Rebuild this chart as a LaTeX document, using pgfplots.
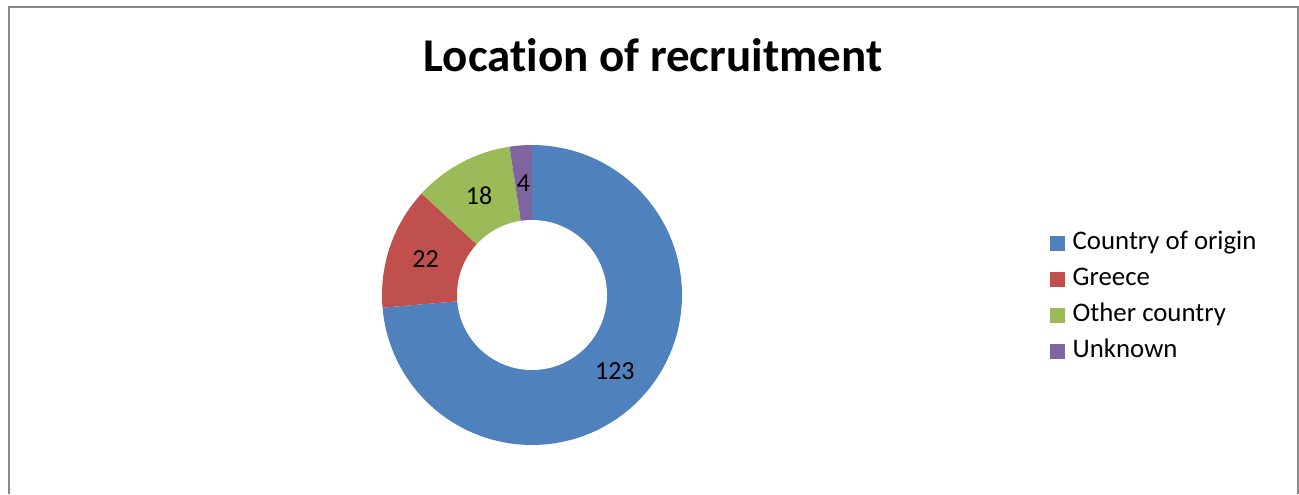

---

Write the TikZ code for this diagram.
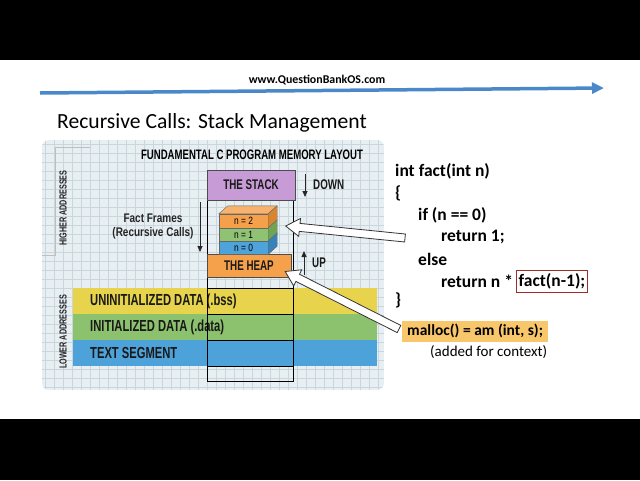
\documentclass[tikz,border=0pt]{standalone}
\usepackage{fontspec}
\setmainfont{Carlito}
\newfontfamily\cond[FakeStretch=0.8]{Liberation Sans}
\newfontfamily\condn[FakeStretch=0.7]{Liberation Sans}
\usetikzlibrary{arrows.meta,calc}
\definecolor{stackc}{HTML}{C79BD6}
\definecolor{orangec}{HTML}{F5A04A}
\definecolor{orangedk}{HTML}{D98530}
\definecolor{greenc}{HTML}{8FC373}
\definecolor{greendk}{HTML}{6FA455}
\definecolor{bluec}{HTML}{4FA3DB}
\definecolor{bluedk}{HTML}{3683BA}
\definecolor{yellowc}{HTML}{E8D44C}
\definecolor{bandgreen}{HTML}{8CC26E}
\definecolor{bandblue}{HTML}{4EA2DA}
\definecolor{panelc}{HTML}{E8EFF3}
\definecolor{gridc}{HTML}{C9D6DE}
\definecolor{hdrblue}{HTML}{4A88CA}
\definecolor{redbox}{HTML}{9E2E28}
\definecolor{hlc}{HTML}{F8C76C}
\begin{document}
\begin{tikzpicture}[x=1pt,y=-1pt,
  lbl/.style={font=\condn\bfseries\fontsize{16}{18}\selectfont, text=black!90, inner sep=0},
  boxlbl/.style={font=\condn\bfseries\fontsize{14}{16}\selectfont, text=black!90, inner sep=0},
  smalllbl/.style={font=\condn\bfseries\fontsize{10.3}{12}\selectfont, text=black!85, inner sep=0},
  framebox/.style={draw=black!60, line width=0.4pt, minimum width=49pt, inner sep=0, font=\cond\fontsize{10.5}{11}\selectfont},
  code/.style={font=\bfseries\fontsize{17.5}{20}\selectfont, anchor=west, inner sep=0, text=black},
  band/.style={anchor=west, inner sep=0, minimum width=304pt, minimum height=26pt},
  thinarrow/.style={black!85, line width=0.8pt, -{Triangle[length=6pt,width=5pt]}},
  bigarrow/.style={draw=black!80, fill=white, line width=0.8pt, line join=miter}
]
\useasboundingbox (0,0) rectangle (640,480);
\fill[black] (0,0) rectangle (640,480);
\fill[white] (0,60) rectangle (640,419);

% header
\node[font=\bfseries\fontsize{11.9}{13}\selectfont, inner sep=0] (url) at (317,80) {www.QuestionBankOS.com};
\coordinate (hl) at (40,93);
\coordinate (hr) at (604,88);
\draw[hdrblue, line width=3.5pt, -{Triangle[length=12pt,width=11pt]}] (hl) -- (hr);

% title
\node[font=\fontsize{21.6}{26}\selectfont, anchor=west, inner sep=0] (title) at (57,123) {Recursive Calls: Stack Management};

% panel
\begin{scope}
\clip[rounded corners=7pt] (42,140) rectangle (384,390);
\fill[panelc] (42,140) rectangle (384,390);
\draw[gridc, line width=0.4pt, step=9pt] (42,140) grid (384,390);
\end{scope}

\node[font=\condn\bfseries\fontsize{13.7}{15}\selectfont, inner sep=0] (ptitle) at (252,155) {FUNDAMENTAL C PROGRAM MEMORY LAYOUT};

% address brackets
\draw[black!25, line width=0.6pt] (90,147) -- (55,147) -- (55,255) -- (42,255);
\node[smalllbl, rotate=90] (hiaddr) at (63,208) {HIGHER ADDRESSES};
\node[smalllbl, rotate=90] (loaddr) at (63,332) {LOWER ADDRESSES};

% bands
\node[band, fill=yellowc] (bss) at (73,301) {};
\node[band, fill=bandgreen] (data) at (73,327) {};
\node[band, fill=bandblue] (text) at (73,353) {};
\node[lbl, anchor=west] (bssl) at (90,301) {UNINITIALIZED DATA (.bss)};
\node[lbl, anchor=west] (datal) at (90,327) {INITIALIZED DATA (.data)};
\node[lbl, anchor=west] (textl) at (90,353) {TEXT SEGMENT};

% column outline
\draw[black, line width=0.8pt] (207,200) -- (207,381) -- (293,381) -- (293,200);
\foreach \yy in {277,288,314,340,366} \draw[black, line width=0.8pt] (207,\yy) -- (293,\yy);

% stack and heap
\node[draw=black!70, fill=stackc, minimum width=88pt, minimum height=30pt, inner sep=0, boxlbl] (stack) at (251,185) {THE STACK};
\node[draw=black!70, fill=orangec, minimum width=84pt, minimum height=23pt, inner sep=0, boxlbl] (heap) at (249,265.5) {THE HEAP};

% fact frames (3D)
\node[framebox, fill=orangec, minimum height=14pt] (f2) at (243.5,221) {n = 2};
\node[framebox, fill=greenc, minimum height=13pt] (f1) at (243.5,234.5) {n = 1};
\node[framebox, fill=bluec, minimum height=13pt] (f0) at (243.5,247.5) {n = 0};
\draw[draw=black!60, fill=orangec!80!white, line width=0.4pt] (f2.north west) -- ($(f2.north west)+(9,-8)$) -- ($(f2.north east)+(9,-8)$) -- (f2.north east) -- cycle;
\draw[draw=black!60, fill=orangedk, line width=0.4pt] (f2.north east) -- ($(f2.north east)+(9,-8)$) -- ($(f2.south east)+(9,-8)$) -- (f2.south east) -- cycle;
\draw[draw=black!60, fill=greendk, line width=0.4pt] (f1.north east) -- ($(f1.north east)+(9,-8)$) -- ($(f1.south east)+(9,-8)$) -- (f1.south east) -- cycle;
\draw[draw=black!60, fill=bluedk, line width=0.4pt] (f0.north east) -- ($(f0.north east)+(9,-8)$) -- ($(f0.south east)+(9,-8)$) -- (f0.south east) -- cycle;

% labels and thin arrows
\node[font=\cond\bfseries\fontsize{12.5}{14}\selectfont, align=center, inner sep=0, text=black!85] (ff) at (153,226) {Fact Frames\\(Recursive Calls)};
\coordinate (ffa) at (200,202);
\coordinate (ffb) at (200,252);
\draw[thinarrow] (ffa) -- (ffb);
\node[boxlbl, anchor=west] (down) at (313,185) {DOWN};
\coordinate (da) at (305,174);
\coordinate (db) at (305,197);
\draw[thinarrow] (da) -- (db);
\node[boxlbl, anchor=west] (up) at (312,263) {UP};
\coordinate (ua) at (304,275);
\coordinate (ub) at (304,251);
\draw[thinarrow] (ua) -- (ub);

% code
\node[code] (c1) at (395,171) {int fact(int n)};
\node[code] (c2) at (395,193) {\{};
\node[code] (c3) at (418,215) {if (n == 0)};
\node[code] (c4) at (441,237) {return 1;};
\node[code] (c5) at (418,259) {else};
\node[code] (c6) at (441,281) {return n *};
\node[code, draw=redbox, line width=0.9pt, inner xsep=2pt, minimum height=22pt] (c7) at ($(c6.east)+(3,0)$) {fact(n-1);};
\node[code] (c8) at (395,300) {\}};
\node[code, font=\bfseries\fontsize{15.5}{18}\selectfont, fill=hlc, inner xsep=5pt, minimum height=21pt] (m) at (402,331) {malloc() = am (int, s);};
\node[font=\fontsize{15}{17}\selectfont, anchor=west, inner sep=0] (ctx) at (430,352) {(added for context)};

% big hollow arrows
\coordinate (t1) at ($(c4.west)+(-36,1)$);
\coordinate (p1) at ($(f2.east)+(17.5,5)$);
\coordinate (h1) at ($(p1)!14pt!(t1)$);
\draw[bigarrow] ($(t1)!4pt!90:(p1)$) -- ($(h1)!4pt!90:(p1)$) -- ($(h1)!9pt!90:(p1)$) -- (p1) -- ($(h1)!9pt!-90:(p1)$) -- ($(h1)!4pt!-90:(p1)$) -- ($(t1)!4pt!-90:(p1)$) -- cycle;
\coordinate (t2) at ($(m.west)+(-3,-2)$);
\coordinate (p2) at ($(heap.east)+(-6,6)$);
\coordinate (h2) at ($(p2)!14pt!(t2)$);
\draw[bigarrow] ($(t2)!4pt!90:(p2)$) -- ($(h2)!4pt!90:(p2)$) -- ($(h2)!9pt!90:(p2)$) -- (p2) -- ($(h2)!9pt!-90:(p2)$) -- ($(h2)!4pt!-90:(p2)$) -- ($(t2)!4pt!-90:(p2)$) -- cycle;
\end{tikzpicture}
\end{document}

* [The task]
Write down only the number of lines that contain the string "code" in the listing.

* [The response]
12